Chroniques

par françoise cheramy

Swan Lake, 4 acts
chorégraphie de Raimund Hoghe

Festival d’Automne à Paris / Théâtre de la Bastille, Paris
- 14 octobre 2005
Swan Lake, 4 acts, chorégraphie de Raimund Hoghe
© rosa franck

Né à Wuppertal, le chorégraphe Raimund Hoghe a commencé sa carrière en écrivant : des portraits de petites gens et de célébrités pour l'hebdomadaire allemand Die Zeit, tout d'abord, puis des pièces de théâtre, proche de l'univers de Maeterlinck. De 1980 à 1990, il a été le dramaturge de Pina Bausch avant de collaborer, depuis 1992, avec Luca Giacomo Schulte, son actuel directeur artistique. En 1994, il interprète son premier solo Meinwärts qui, avec Chambre séparée (1997) et Another Dream (2000), forme une trilogie sur le XXe siècle. Parallèlement à son travail théâtral, il œuvre aussi pour la télévision. Il vit à Düsseldorf et a reçu plusieurs prix dont le Deustscher Produzentenpreis für Choreografie en 2001. « Voir sur la scène des corps qui s'éloignent de la norme est important – non seulement du point de vue de l'histoire, mais aussi du point de vue de l'évolution actuelle qui tend à rabaisser le statut de l'homme à celui d'artefacts ou d'objets design », affirme-t-il.

Swan Lake, 4 acts est sa dernière création. Il est tentant de faire un lien avec Sacre – The rite of Spring, par exemple, et de voir en Hoghe un arpenteur de souvenirs fouillant les mémoires de la danse ; il a cette étonnante capacité à utiliser le faux semblant pour créer un monde qu'il voudrait vrai, s'appuyant sur un thème musical qui créé la réalité et donne la seule densité à ce qui occupe la scène. Ici, la mort du cygne, tant et tant de fois répétée, réinterprétée, devient une ritournelle obsédante qui de fait s'imprime en nous. Oui, il meurt le cygne ! Le corps du chorégraphe offre à nos yeux sa différence, avec ce dos bosselé et douloureux entre ses bras frissonnant de battement hasardeux. En nous racontant une œuvre majeure du répertoire de la danse, Hoghe n'hésite pas à citer – comme une voix off – la chorégraphie de Marius Petipa (1895) : en fond de plateau, avec tutu et pointes, un splendide cygne noir sort de son imperméable beige ; Ornella Balestra fait une apparition quasi fantomatique et merveilleuse. La magie est là, mais trop vite disparue, elle laisse place à un corps de ballet de cygnes blancs en papier que notre chorégraphe dispose au sol tous les vingt centimètres et qu'il finit par recouvrir d'un kleenex… Cette pièce dure trois heures ou presque mais ne retient pas l'ensemble du public qui, résistant difficilement au sommeil, a quitté la salle de façon conséquente dès le premier acte.

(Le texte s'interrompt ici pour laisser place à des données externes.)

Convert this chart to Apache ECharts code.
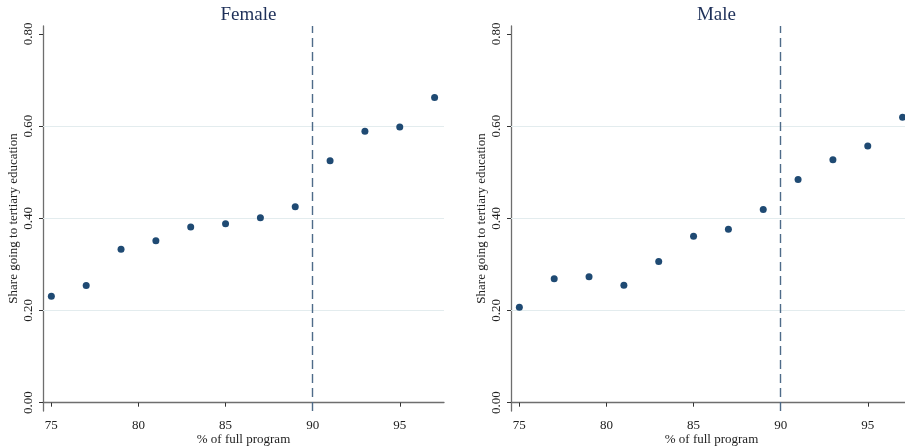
<!DOCTYPE html>
<html>
<head>
<meta charset="utf-8">
<script src="https://cdn.jsdelivr.net/npm/echarts@6/dist/echarts.min.js"></script>
<style>
  html, body { margin: 0; padding: 0; background: #ffffff; }
  #chart { width: 905px; height: 448px; }
</style>
</head>
<body>
<div id="chart"></div>
<script>
// Share of students going on to tertiary education, by % of full program completed
const programPct = [75, 77, 79, 81, 83, 85, 87, 89, 91, 93, 95, 97];
const femaleShare = [0.231, 0.254, 0.333, 0.351, 0.381, 0.388, 0.401, 0.425, 0.525, 0.589, 0.598, 0.662];
const maleShare = [0.207, 0.269, 0.273, 0.255, 0.306, 0.361, 0.376, 0.419, 0.484, 0.527, 0.557, 0.619];
const yTicks = [0, 0.2, 0.4, 0.6, 0.8];
const xTicks = [75, 80, 85, 90, 95];
const gridValues = [0.2, 0.4, 0.6];
const cutoff = 90;
const panelTitles = ['Female', 'Male'];

const FONT = 'Liberation Serif';
const DOT = '#1f4a73';
const AXIS = '#6e6e6e';

const grids = [
  { left: 43, top: 26, width: 401, height: 385, outerBoundsMode: 'none', containLabel: false },
  { left: 511, top: 26, width: 401, height: 385, outerBoundsMode: 'none', containLabel: false }
];

function xAxisFor(i) {
  return {
    type: 'value', gridIndex: i, min: 74.52, max: 97.54,
    name: '% of full program', nameLocation: 'middle', nameGap: 22, nameMoveOverlap: false,
    nameTextStyle: { fontFamily: FONT, fontSize: 13, color: '#222' },
    axisLine: { show: true, lineStyle: { color: AXIS, width: 1.3 } },
    axisTick: { show: true, length: 4, customValues: xTicks, lineStyle: { color: '#333' } },
    axisLabel: { customValues: xTicks, margin: 8, fontFamily: FONT, fontSize: 13, color: '#222' },
    splitLine: { show: false }
  };
}

function yAxisFor(i) {
  return {
    type: 'value', gridIndex: i, min: -0.018, max: 0.817,
    name: 'Share going to tertiary education', nameLocation: 'middle', nameGap: 23,
    nameTextStyle: { fontFamily: FONT, fontSize: 13, color: '#222' },
    axisLine: { show: true, lineStyle: { color: AXIS, width: 1.3 } },
    axisTick: { show: true, length: 4, customValues: yTicks, lineStyle: { color: '#333' } },
    axisLabel: {
      customValues: yTicks, rotate: 90, margin: 8,
      fontFamily: FONT, fontSize: 13, color: '#222',
      formatter: v => v.toFixed(2)
    },
    splitLine: { show: false }
  };
}

function panelSeries(i, values) {
  return [
    {
      // light horizontal reference lines behind the dots
      type: 'scatter', xAxisIndex: i, yAxisIndex: i, data: [], z: 1, silent: true,
      markLine: {
        silent: true, symbol: 'none', label: { show: false },
        lineStyle: { color: '#e3ecee', type: 'solid', width: 1 },
        data: gridValues.map(v => ({ yAxis: v }))
      }
    },
    {
      type: 'scatter', xAxisIndex: i, yAxisIndex: i, z: 5,
      symbolSize: 7, itemStyle: { color: DOT, opacity: 1 },
      data: programPct.map((p, k) => [p, values[k]]),
      markLine: {
        silent: true, symbol: 'none', label: { show: false },
        lineStyle: { color: '#4e6b89', type: [9, 5], width: 1.4 },
        data: [{ xAxis: cutoff }]
      }
    }
  ];
}

const chart = echarts.init(document.getElementById('chart'), null, { renderer: 'canvas' });
chart.setOption({
  animation: false,
  backgroundColor: '#ffffff',
  title: panelTitles.map((t, i) => ({
    text: t, left: grids[i].left + grids[i].width / 2, top: 1, textAlign: 'center',
    textStyle: { fontFamily: FONT, fontSize: 19, fontWeight: 'normal', color: '#1e3059' }
  })),
  grid: grids,
  xAxis: [xAxisFor(0), xAxisFor(1)],
  yAxis: [yAxisFor(0), yAxisFor(1)],
  series: [...panelSeries(0, femaleShare), ...panelSeries(1, maleShare)]
});
</script>
</body>
</html>
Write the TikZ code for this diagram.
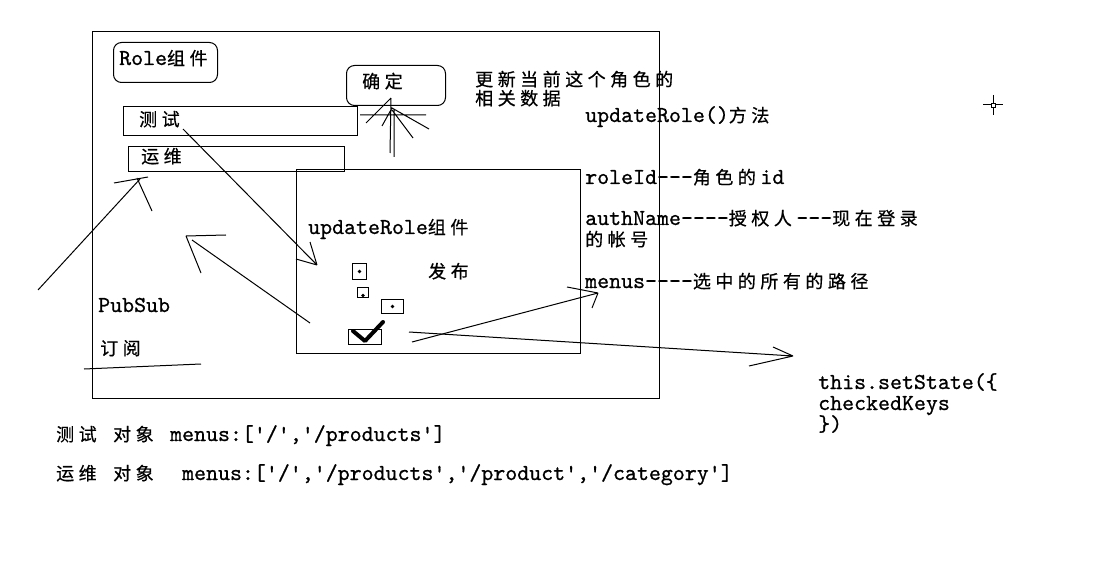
\documentclass[tikz,border=0pt]{standalone}
\usepackage{fontspec}
\setmonofont{lmmono10-regular.otf}[FakeBold=0.8]
\newfontfamily\cjkfont[LetterSpace=25, FakeBold=0.6]{Noto Sans CJK SC}
\newcommand\zh[1]{{\fontsize{18}{21}\selectfont\cjkfont #1\kern4.5pt}}
\usetikzlibrary{positioning, calc}

\begin{document}
\begin{tikzpicture}[
    x=1pt, y=-1pt,
    font=\ttfamily\fontsize{22.8}{21}\selectfont,
    boxframe/.style={draw, line width=1pt, anchor=north west, inner sep=0pt},
    roundframe/.style={boxframe, rounded corners=8pt},
    txt/.style={anchor=base west, inner sep=0pt},
    stroke/.style={line width=1pt}
]
\useasboundingbox (0,0) rectangle (1105,561);

% Frames
\node[boxframe, minimum width=567, minimum height=367] (outer) at (92,31) {};
\node[roundframe, minimum width=104, minimum height=40] (rolebox) at (113,42) {};
\node[roundframe, minimum width=99, minimum height=40] (okbox) at (346,65) {};
\node[boxframe, minimum width=234, minimum height=29] (testbox) at (123,106) {};
\node[boxframe, minimum width=216, minimum height=25] (opsbox) at (128,146) {};
\node[boxframe, minimum width=284, minimum height=184] (updbox) at (296,169) {};

% Texts in the frames
\node[txt] (roletext) at (119,65) {Role\zh{组件}};
\node[txt] (oktext) at (362,88) {\zh{确定}};
\node[txt] (testtext) at (139,126) {\zh{测试}};
\node[txt] (opstext) at (141,163) {\zh{运维}};
\node[txt] (updtext) at (308,234) {updateRole\zh{组件}};
\node[txt] (pubtext) at (428,278) {\zh{发布}};
\node[txt] (pubsub) at (98,312) {PubSub};
\node[txt] (subtext) at (100,355) {\zh{订阅}};

% Tree of menus
\node[boxframe, minimum width=14, minimum height=16] (menu1) at (352,263) {};
\node[boxframe, minimum width=11, minimum height=10] (menu2) at (357,287) {};
\node[boxframe, minimum width=22, minimum height=14] (menu3) at (381,299) {};
\node[boxframe, minimum width=33, minimum height=15] (checkbox) at (348,329) {};
\fill (menu1.center) circle (1.8);
\fill ([yshift=-3]menu2.center) circle (1.8);
\fill (menu3.center) circle (1.8);
\draw[line width=4pt, line cap=round, line join=round] (353,331) -- (365,341) -- (383,322);

% Notes on the right
\node[txt] (note1) at (475,86) {\zh{更新当前这个角色的}};
\node[txt] (note2) at (475,105) {\zh{相关数据}};
\node[txt] (method) at (585,122) {updateRole()\zh{方法}};
\node[txt] (roleid) at (585,184) {roleId---\zh{角色的}id};
\node[txt] (auth1) at (585,225) {authName----\zh{授权人}---\zh{现在登录}};
\node[txt] (auth2) at (585,246) {\zh{的帐号}};
\node[txt] (menus) at (585,288) {menus----\zh{选中的所有的路径}};
\node[txt] (state1) at (818,389) {this.setState(\{};
\node[txt] (state2) at (818,410) {checkedKeys};
\node[txt] (state3) at (818,431) {\})};

% Objects below
\node[txt] (testmenus) at (56,441) {\zh{测试} \zh{对象} menus:['/','/products']};
\node[txt] (opsmenus) at (56,480) {\zh{运维} \zh{对象}\ \ menus:['/','/products','/product','/category']};

% Hand drawn arrows
\coordinate (tipupd) at (317,265);
\draw[stroke] (183,129) -- (tipupd) (tipupd) -- ++(-7,-23) (tipupd) -- ++(-21,-6);
\coordinate (tipsub) at (186,236);
\draw[stroke] (310,323) -- (192,240) (tipsub) -- ++(40,-1) (tipsub) -- ++(15,37);
\coordinate (tipops) at (140,179);
\draw[stroke] (38,290) -- (tipops) ($(tipops)+(-26,4)$) -- ++(34,-6) ($(tipops)+(-3,-1)$) -- ++(15,33);
\draw[stroke] (84,369) -- (201,364);
\coordinate (tipok) at (391,98);
\draw[stroke] (390,153) -- (tipok) (394,157) -- (394,110)
    (366,123) -- (tipok) (382,126) -- (392,108) -- (429,129)
    (392,110) -- (413,138) (360,115) -- (426,115);
\coordinate (tipmenus) at (598,293);
\draw[stroke] (412,342) -- (tipmenus) (tipmenus) -- ++(-31,-6) (tipmenus) -- ++(-6,15);
\coordinate (tipstate) at (793,356);
\draw[stroke] (409,332) -- (tipstate) (tipstate) -- ++(-20,-9) (tipstate) -- ++(-44,10);

% Cursor mark
\coordinate (cursor) at (993,105);
\draw[stroke] (993,95) -- (993,115) (983,105) -- (1003,105);
\filldraw[fill=white, line width=0.8pt] ($(cursor)+(-2,-2)$) rectangle ++(4,4);
\end{tikzpicture}
\end{document}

Ornella Balestra, Brynjar Bandlien, Lorenzo De Brabandere et Nabil Yahia-Aissa interprètent de façon très sensible le minimalisme gestuel imposé. Pourtant, le col de cygne dessiné par le bras de l'un aimerait peut-être s'animer, mais non rien ! On sait que le chorégraphe leur demande, en dépit de leur virtuosité respective, d'être le plus simple possible ; mais à ce point d'immobilisme, on peut se poser la question qui roulait sourdement dans ce public frustré : de qui se moque-t-on ? On regrette alors de n'avoir pu voir évoluer ces quatre interprètes dont il semble évident qu'ils excellent en la matière. Il ne suffit pas que Raimund Hoghe les ait choisis par désir de partager avec le public des personnes qu'il aime beaucoup même si, en ce sens, son travail peut être vu comme une galerie de portraits amoureux.